--- start of Available data ---

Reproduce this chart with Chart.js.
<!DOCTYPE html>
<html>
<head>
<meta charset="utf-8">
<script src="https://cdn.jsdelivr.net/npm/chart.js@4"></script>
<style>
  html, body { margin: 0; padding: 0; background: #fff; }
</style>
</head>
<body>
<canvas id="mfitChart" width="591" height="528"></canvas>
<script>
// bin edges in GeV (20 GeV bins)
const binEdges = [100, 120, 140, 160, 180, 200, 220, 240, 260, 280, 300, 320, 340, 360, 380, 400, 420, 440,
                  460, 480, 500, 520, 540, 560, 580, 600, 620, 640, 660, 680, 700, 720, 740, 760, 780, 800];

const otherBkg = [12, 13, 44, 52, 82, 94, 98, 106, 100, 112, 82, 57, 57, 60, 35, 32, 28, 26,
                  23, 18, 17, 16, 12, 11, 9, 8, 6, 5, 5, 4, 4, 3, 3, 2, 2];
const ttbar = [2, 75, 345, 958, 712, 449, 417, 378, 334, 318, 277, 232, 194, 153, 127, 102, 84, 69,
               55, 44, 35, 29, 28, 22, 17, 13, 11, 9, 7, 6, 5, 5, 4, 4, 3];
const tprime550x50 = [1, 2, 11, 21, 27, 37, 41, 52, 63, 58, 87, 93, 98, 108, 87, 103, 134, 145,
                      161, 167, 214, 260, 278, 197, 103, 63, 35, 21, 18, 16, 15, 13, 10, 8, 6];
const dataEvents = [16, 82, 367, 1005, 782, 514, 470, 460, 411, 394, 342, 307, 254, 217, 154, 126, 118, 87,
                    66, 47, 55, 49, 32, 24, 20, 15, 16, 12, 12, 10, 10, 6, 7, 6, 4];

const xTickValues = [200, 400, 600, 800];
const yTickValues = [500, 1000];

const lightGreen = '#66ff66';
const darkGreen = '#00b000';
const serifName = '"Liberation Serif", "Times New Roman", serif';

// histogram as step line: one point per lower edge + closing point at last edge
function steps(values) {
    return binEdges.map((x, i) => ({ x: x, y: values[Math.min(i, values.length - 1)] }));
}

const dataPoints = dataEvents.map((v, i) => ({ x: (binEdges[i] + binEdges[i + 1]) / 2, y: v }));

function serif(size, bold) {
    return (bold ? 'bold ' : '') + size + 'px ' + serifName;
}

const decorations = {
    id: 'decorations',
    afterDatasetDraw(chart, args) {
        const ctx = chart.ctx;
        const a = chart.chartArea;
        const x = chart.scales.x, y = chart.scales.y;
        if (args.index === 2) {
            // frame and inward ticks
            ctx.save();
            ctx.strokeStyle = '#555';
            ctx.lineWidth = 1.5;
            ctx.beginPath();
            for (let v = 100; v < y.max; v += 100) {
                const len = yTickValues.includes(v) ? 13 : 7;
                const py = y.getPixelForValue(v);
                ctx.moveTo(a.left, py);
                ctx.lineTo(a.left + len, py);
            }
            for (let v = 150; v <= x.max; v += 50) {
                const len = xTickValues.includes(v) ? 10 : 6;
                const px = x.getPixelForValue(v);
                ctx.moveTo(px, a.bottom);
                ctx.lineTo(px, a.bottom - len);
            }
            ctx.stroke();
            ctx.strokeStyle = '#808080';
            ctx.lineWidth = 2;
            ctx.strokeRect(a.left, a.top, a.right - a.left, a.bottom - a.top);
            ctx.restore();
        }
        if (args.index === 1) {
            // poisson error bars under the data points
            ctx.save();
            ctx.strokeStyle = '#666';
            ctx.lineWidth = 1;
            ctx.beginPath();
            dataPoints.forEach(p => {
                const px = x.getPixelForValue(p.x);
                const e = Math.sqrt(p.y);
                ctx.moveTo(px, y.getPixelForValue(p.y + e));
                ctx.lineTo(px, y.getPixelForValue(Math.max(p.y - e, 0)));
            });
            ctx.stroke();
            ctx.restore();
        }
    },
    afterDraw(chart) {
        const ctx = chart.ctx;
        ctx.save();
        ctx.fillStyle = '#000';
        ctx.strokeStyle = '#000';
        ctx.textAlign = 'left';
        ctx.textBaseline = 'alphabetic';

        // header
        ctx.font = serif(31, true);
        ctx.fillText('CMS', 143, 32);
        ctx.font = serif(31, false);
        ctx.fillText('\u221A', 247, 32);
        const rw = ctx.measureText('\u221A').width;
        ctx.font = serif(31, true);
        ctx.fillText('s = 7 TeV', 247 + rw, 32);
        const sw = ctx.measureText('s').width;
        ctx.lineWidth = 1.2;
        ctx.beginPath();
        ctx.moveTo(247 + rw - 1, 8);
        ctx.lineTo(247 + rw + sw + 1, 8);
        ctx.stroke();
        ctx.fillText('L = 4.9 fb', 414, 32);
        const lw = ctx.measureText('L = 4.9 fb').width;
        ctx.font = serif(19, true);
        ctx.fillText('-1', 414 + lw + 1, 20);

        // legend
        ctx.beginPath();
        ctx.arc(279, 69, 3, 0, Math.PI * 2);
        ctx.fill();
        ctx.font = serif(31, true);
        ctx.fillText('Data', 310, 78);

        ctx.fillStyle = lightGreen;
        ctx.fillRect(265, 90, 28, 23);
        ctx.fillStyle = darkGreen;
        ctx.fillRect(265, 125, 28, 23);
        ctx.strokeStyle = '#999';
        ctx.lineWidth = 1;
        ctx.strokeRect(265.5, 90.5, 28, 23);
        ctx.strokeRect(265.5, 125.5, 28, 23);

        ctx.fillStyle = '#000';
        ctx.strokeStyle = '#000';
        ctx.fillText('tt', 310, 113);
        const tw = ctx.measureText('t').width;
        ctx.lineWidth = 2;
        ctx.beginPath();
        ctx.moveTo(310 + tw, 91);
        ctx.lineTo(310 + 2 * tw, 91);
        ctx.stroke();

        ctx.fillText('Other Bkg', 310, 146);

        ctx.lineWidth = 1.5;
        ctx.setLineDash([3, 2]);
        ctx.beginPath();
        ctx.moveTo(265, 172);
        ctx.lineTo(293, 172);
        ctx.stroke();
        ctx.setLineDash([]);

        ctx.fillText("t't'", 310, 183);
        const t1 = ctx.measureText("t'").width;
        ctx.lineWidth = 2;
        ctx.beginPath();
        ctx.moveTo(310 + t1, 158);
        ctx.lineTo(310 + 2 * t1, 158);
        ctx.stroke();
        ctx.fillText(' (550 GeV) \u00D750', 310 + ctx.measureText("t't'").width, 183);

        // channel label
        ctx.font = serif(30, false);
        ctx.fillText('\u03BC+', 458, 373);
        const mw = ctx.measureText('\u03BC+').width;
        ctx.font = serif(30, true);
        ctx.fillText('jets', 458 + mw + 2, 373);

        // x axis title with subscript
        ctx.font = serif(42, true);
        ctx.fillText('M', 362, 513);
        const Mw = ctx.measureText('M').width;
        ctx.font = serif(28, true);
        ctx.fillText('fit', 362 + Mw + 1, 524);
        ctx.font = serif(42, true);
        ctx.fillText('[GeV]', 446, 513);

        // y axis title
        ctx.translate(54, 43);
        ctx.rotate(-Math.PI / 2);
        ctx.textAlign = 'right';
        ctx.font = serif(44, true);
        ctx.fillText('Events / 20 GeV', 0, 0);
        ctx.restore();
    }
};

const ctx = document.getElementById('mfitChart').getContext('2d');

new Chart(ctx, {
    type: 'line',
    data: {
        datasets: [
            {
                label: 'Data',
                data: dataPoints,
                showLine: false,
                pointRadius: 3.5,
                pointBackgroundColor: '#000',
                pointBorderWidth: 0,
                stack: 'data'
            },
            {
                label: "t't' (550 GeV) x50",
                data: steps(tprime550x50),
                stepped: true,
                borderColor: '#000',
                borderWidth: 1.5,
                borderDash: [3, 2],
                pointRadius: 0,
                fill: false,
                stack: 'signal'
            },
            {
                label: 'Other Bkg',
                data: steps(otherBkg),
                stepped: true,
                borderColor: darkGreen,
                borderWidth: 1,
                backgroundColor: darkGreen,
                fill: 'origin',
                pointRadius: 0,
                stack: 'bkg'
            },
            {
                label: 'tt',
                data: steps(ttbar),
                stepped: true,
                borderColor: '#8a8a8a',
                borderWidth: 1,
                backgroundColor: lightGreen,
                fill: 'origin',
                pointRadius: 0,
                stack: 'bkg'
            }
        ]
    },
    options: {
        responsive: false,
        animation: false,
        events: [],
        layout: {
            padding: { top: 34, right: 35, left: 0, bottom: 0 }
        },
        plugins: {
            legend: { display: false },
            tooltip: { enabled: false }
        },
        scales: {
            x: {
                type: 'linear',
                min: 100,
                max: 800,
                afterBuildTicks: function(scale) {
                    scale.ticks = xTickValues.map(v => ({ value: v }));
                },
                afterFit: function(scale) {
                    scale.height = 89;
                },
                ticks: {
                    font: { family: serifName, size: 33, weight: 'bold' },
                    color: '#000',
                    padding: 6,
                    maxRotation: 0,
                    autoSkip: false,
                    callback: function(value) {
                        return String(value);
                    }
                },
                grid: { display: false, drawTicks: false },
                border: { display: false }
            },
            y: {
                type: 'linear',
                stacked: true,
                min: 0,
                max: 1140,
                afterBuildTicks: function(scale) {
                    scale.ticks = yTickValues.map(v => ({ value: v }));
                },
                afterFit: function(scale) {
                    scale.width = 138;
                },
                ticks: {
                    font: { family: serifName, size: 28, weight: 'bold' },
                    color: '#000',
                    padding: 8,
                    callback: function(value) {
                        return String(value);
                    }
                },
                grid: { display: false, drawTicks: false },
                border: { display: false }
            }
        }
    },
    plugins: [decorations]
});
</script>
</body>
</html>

--- end of Available data ---
--- start of Available data ---

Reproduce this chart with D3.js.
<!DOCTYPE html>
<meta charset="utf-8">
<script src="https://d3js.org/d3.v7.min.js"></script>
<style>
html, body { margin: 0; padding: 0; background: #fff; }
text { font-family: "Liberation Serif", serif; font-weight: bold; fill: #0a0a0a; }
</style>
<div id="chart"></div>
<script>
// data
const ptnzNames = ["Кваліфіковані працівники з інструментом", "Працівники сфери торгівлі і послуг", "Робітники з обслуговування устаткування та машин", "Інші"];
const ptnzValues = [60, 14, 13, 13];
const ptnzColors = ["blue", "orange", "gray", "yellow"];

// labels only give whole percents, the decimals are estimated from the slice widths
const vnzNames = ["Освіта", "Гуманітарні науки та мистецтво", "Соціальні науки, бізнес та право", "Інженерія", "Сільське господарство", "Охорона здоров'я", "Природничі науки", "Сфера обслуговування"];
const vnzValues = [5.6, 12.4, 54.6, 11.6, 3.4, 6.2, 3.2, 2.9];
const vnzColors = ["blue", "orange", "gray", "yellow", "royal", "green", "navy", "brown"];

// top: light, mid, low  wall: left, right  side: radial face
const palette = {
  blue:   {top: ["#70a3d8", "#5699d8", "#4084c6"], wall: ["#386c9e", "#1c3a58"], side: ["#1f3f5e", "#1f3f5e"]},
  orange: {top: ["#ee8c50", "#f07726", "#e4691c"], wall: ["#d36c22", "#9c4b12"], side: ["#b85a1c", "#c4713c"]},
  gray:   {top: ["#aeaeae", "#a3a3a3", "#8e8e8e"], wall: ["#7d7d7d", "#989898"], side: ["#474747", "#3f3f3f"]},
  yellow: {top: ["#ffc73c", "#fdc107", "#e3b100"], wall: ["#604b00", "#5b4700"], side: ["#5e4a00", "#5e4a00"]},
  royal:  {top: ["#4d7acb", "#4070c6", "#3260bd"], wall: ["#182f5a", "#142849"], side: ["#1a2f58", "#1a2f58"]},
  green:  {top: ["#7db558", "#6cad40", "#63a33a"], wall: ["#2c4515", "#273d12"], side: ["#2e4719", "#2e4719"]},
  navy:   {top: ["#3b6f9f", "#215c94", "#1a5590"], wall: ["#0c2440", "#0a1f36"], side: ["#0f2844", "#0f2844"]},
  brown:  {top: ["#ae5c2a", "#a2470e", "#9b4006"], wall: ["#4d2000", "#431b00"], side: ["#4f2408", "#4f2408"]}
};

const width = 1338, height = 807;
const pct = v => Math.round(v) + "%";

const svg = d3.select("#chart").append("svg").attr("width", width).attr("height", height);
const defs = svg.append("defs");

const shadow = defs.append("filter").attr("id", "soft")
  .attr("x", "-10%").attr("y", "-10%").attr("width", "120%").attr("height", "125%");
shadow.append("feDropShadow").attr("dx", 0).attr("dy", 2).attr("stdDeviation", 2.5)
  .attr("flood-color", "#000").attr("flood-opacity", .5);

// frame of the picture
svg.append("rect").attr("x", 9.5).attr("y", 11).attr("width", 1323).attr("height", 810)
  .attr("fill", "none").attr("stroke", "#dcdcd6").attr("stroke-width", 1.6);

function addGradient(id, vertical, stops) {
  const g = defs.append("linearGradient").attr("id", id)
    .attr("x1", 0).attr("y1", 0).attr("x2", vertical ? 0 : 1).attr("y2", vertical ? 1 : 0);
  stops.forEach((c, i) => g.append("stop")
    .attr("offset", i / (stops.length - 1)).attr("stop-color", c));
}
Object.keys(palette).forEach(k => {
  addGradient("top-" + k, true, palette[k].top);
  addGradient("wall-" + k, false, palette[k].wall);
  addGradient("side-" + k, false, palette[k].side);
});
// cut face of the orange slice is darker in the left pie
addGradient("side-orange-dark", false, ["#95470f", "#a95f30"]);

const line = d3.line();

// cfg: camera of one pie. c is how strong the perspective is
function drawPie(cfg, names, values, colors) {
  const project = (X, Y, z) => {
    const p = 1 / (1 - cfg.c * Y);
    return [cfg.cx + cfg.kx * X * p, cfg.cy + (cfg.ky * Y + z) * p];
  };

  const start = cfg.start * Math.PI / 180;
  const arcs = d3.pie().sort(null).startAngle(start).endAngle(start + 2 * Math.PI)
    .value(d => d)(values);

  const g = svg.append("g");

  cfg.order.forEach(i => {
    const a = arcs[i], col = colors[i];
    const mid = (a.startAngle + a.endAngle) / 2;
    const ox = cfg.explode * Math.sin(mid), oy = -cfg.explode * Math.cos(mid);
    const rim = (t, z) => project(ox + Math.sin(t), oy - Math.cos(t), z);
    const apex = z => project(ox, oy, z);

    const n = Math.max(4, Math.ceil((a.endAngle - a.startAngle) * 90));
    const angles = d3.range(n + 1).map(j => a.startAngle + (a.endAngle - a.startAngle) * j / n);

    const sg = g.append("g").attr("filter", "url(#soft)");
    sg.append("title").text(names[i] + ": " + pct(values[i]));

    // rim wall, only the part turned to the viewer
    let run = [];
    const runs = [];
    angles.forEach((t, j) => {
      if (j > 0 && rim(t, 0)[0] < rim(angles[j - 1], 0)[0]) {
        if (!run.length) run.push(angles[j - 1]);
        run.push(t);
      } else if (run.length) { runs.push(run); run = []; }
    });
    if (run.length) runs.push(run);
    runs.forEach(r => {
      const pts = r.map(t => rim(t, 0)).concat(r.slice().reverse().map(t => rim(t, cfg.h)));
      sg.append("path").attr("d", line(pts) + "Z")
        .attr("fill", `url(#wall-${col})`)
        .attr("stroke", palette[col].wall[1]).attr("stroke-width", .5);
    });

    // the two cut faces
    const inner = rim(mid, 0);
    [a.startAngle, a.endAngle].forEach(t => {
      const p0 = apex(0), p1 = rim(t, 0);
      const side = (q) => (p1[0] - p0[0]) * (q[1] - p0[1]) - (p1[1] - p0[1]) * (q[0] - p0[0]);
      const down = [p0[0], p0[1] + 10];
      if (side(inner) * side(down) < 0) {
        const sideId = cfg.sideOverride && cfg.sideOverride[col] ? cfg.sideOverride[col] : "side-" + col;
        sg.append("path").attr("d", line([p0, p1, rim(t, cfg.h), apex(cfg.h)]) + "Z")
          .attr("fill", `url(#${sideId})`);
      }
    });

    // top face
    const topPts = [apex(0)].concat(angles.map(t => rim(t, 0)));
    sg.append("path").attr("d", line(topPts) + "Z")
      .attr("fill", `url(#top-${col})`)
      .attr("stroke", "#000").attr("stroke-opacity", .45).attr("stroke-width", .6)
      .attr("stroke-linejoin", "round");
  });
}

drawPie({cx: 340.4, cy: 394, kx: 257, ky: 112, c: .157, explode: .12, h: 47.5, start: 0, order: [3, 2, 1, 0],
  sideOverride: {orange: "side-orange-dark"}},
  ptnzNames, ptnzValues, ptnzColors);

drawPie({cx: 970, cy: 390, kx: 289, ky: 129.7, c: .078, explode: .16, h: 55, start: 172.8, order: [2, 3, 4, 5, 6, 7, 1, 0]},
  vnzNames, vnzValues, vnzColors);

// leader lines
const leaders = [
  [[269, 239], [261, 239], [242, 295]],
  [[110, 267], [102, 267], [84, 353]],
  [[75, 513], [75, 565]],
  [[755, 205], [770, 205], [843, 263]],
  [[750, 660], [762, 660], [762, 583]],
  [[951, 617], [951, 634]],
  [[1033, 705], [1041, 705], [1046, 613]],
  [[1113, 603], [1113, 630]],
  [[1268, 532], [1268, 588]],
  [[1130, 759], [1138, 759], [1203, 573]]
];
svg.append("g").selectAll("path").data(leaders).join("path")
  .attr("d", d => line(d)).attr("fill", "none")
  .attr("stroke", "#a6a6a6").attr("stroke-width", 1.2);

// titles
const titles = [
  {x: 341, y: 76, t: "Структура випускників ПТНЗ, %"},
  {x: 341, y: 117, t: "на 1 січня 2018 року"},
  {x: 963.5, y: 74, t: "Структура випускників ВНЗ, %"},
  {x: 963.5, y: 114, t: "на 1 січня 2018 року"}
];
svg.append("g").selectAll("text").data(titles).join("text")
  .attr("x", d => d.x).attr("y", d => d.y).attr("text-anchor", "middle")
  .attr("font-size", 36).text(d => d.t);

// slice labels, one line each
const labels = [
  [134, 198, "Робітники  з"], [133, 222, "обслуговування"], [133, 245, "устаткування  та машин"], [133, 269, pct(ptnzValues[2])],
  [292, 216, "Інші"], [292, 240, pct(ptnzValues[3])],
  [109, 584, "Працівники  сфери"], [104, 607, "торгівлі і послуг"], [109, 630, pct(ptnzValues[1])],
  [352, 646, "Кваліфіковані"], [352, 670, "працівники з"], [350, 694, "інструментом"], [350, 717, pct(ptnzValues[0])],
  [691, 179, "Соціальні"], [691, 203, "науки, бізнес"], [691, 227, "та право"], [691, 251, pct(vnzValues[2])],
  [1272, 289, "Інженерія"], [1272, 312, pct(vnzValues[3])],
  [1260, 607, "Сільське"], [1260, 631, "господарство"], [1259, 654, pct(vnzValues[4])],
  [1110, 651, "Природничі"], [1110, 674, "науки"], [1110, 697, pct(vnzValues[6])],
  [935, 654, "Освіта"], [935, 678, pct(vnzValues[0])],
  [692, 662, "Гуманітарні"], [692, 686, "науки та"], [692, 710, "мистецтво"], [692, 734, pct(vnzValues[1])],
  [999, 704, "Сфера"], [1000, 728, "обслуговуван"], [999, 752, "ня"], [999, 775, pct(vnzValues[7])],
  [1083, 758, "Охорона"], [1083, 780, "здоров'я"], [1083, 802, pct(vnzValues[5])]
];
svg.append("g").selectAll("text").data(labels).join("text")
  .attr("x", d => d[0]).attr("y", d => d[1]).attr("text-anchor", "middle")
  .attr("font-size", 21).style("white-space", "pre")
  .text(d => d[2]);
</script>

--- end of Available data ---
--- start of Available data ---

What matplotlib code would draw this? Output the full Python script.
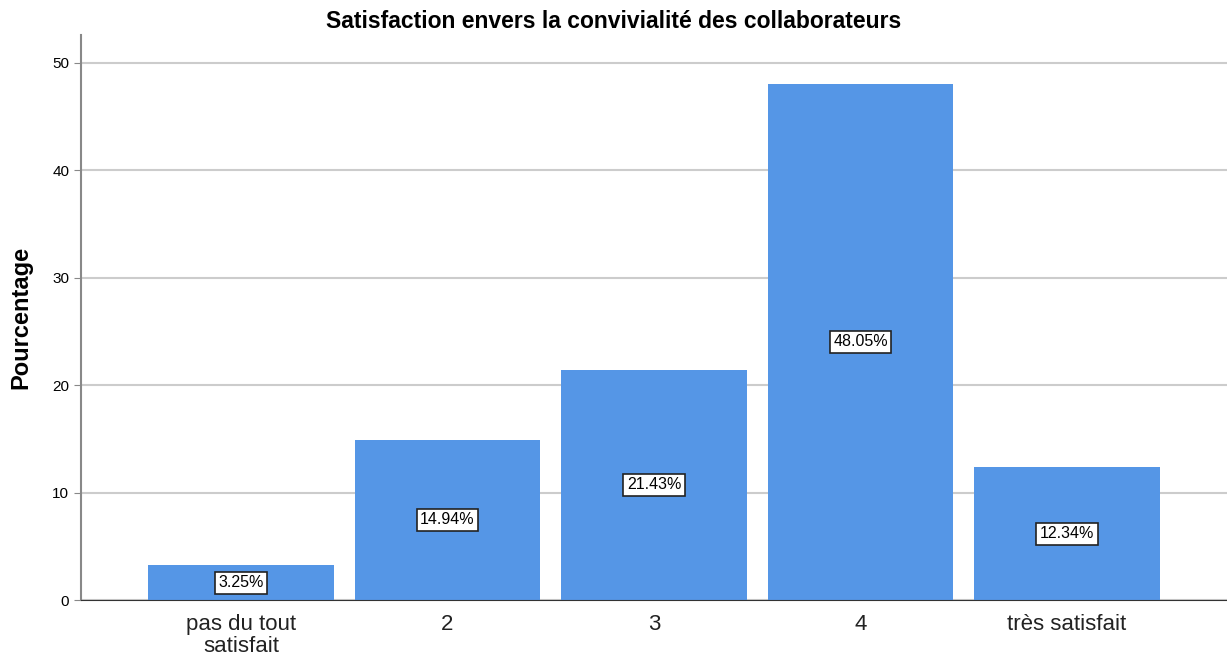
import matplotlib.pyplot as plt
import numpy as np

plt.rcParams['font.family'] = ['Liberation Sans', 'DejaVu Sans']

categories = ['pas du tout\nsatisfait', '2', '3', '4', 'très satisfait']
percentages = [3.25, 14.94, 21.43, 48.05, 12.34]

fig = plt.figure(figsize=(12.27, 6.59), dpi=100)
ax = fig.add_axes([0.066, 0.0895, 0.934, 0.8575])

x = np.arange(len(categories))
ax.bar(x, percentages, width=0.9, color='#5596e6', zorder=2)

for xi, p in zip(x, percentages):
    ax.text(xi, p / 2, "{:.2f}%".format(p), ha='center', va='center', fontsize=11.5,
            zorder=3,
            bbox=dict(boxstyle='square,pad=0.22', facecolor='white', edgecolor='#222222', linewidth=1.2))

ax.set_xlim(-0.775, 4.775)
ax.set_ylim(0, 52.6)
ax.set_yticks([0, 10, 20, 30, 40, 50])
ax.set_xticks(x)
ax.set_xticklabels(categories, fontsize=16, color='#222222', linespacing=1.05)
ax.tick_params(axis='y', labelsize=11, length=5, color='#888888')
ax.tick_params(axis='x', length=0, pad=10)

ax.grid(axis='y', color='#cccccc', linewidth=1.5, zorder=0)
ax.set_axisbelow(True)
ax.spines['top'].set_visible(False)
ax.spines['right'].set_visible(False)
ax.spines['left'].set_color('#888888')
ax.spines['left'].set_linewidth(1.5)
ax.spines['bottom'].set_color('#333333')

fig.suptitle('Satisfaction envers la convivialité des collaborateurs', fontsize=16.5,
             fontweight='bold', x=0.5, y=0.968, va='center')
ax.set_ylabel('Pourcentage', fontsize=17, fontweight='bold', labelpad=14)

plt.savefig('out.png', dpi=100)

--- end of Available data ---

> _Description of the task_: Keep to the stretch from the line containing "What matplotlib code" through the line containing "plt.rcParams['font.family'] = ['Liberation", both ends included, and copy it exactly from the listing above, minus the pictures.

> _Response to the exercise_:
What matplotlib code would draw this? Output the full Python script.
import matplotlib.pyplot as plt
import numpy as np

plt.rcParams['font.family'] = ['Liberation Sans', 'DejaVu Sans']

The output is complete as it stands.